Are they wrong? I don't know. Is my faith correct? I hope. Many say we can have full assurance of the truth. But let's face it -- not one of us will know the capital-t-Truth until we get there.

Until that day, I choose to believe.

I believe because a world without faith is inconceivably grim in my eyes. What is there to hope for in the future if there is nothing but death after this? Why would my actions, my words, matter at all? Why do we live, and why in the world would anyone care?

It's a sad mindset for me, one that I'll never be able to fully wrap my mind around. I've been mocked, ridiculed and challenged for what I believe, but in my eyes, it's better to hope and rejoice than spend my life waiting for oblivion. That's not what I'm about.

I believe because I have seen the power of faith at work. I have seen relationships and wounds healed, and lives changed.

Maybe those other guys are right. Maybe it is a fantasy. But that "fantasy" is my hope and strength as this world hurricanes around me. It's what gets me through those irritating moments at work, and the crippling nights in bed wondering what the future holds for me and those I hold dear.

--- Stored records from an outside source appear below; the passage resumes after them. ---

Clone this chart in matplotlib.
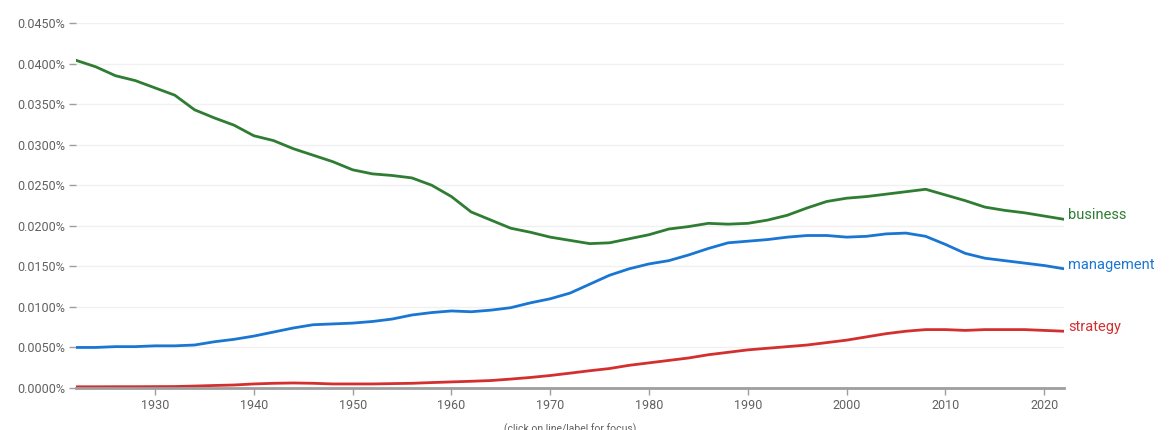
import numpy as np
import matplotlib
matplotlib.use('Agg')
import matplotlib.pyplot as plt
from matplotlib.ticker import FuncFormatter

plt.rcParams['font.family'] = ['Roboto', 'DejaVu Sans']

# Datos (porcentaje, cada 2 anos)
years = [1922, 1924, 1926, 1928, 1930, 1932, 1934, 1936, 1938, 1940,
         1942, 1944, 1946, 1948, 1950, 1952, 1954, 1956, 1958, 1960,
         1962, 1964, 1966, 1968, 1970, 1972, 1974, 1976, 1978, 1980,
         1982, 1984, 1986, 1988, 1990, 1992, 1994, 1996, 1998, 2000,
         2002, 2004, 2006, 2008, 2010, 2012, 2014, 2016, 2018, 2020, 2022]

business = [0.0404, 0.0396, 0.0385, 0.0379, 0.0370, 0.0361, 0.0343, 0.0333, 0.0324, 0.0311,
            0.0305, 0.0295, 0.0287, 0.0279, 0.0269, 0.0264, 0.0262, 0.0259, 0.0250, 0.0236,
            0.0217, 0.0207, 0.0197, 0.0192, 0.0186, 0.0182, 0.0178, 0.0179, 0.0184, 0.0189,
            0.0196, 0.0199, 0.0203, 0.0202, 0.0203, 0.0207, 0.0213, 0.0222, 0.0230, 0.0234,
            0.0236, 0.0239, 0.0242, 0.0245, 0.0238, 0.0231, 0.0223, 0.0219, 0.0216, 0.0212, 0.0208]

management = [0.0050, 0.0050, 0.0051, 0.0051, 0.0052, 0.0052, 0.0053, 0.0057, 0.0060, 0.0064,
              0.0069, 0.0074, 0.0078, 0.0079, 0.0080, 0.0082, 0.0085, 0.0090, 0.0093, 0.0095,
              0.0094, 0.0096, 0.0099, 0.0105, 0.0110, 0.0117, 0.0128, 0.0139, 0.0147, 0.0153,
              0.0157, 0.0164, 0.0172, 0.0179, 0.0181, 0.0183, 0.0186, 0.0188, 0.0188, 0.0186,
              0.0187, 0.0190, 0.0191, 0.0187, 0.0177, 0.0166, 0.0160, 0.0157, 0.0154, 0.0151, 0.0147]

strategy = [0.00015, 0.00015, 0.00016, 0.00016, 0.00017, 0.00018, 0.00024, 0.00031, 0.00037, 0.00050,
            0.00058, 0.00062, 0.00058, 0.00050, 0.00050, 0.00050, 0.00054, 0.00058, 0.00067, 0.00075,
            0.00083, 0.00092, 0.00110, 0.00130, 0.00154, 0.00183, 0.00213, 0.00240, 0.00280, 0.00310,
            0.00340, 0.00370, 0.00410, 0.00440, 0.00470, 0.00490, 0.00510, 0.00530, 0.00560, 0.00590,
            0.00630, 0.00670, 0.00700, 0.00720, 0.00720, 0.00710, 0.00720, 0.00720, 0.00720, 0.00710, 0.00700]

series = [('business', business, '#2e7d32'),
          ('management', management, '#1976d2'),
          ('strategy', strategy, '#d32f2f')]

yticks = [0.0, 0.005, 0.010, 0.015, 0.020, 0.025, 0.030, 0.035, 0.040, 0.045]
xticks = [1930, 1940, 1950, 1960, 1970, 1980, 1990, 2000, 2010, 2020]

fig = plt.figure(figsize=(11.69, 4.30), dpi=100)
ax = fig.add_axes([76 / 1169, 1 - 388 / 430, (1064 - 76) / 1169, (388 - 23) / 430])

for nombre, valores, color in series:
    ax.plot(years, valores, color=color, linewidth=2, solid_capstyle='round',
            solid_joinstyle='round', zorder=3)
    ax.annotate(nombre, xy=(years[-1], valores[-1]), xytext=(3, 3), textcoords='offset points',
                color=color, fontsize=10.5, va='center', ha='left', annotation_clip=False)

ax.set_xlim(1922, 2022)
ax.set_ylim(0, 0.045)
ax.set_yticks(yticks)
ax.set_xticks(xticks)
ax.yaxis.set_major_formatter(FuncFormatter(lambda v, p: f'{v:.4f}%'))
ax.grid(True, axis='y', color='#f0f0f0', linewidth=1, zorder=0)

for lado in ['top', 'right', 'left']:
    ax.spines[lado].set_visible(False)
ax.spines['bottom'].set_color('#9e9e9e')
ax.spines['bottom'].set_linewidth(2)
ax.spines['bottom'].set_zorder(4)

ax.tick_params(axis='y', length=5, width=1, color='#9e9e9e', pad=3, labelsize=9, labelcolor='#616161')
ax.tick_params(axis='x', length=5, width=1, color='#9e9e9e', pad=3, labelsize=9, labelcolor='#616161')

fig.text(570 / 1169, 1 - 429 / 430, '(click on line/label for focus)', ha='center', va='center',
         fontsize=7.5, color='#616161')

fig.savefig('out.png', dpi=100)
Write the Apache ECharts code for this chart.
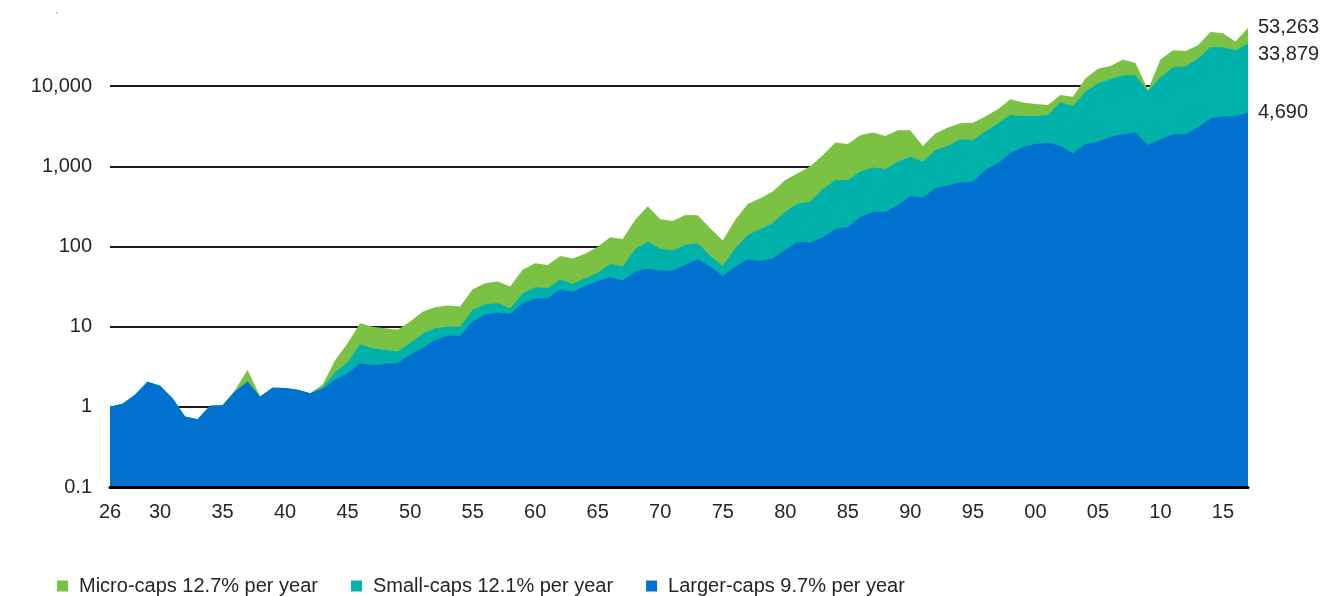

I am strong in my weakness because of Him, and able to have joy in the midst of terrible grief and uncertainty thanks to His promises. And you know, the one thing I've learned in the last five years is that He always keeps His promises.

That's why I believe. If I'm wrong, then I've lived my life with optimism and integrity, and have made a difference in the world for it.

If they're wrong, well ... let's just say I'm not going to hedge my bets!